The Flying Saucer, SB16 space.
“The constellation of diverse methodologies that the five curators have gathered offers audiences the opportunity to engage in thought-provoking dialogues bridging the local context with global narratives about identity, movement, change and collectivity,” said Hoor Al Qasimi, President and Director of Sharjah Art Foundation. “By centring the act of carrying, Sharjah Biennial 16 offers a space for imagining new collective futures, while recognising the weight of shared histories and experiences.”
According to the curators - who have shaped their projects together and singly - “our projects come under the umbrella of a question rather than a theme. What does it entail to carry a home, ancestors and political formations with you? This spirit of inquiry coalesces with artistic methods grounded in stories of change and movement, intergenerational kinship, lament and ritual, experimental pedagogies, knowledge of land and sea terrains.” The space they gave each other, they say, allowed room for listening, mutual support and the sharing of resources. They could come to a common understanding though they were “carriers of different processes and offerings.”
SAF advocates, catalyses and produces contemporary art in the emirate of Sharjah and the surrounding region, in dialogue with the international arts community. It advances an experimental and wide-ranging model that preserves and celebrates the culture of the region and encourages an understanding of the transformational role of art. The Foundation’s core initiatives include the long-running Sharjah Biennial, featuring contemporary artists from around the world; the annual March Meeting, a convening of international arts professionals and artists; grants and residencies for artists, curators and cultural producers; experimental commissions and a range of travelling exhibitions and scholarly publications.
Established in 2009 to expand programmes beyond the Sharjah Biennial (which launched in 1993), the Foundation is a resource for artists and cultural organisations in the Gulf and a tracker of local, regional and international developments in contemporary art. Its commitment to developing and sustaining the cultural life and heritage of Sharjah is reflected through year-round exhibitions, performances, screenings and educational programmes in the city of Sharjah and across the emirate, often hosted in historic buildings that have been repurposed as cultural and community centres.
A growing collection reflects its support of works by contemporary artists and its recognition of the contributions made by pioneering modern artists from the region and globally. SAF is a legally independent public body established by Emiri Decree and supported by government funding, grants from national and international non-profits and cultural organisations, corporate sponsors and individual patrons. All exhibitions are free and open to the public.
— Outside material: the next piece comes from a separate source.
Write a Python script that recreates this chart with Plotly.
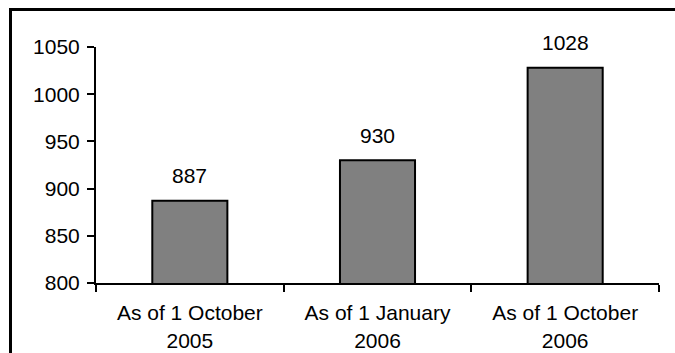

Biennials, according to on-curating.org, and other recurring art events with close associations with specific sites and audiences, strive for a balance between localism and globalism, artistic and cultural agency and cross-cultural difference, while asserting cultural prowess and soft power on the international stage.
Importantly, the global proliferation of biennales has irrevocably challenged the “predominance of certain Euro-American art centres, such as Paris and New York — not as markets, but as (sole) art-producing localities,” it notes. “It is the Biennial’s role, as an independent foundation, to be a platform that actively promotes diversity, freedom and experimentation, while exercising critical thought and producing an alternative reality,” says Jochen Volz, curator, as quoted by news.artnet.com. “It is a pluralistic space where autonomous perspectives can enter into dialogue and debate with one another. I strongly believe in the transformative role of art as it holds an inherent integration of thinking and doing, reflection and action.”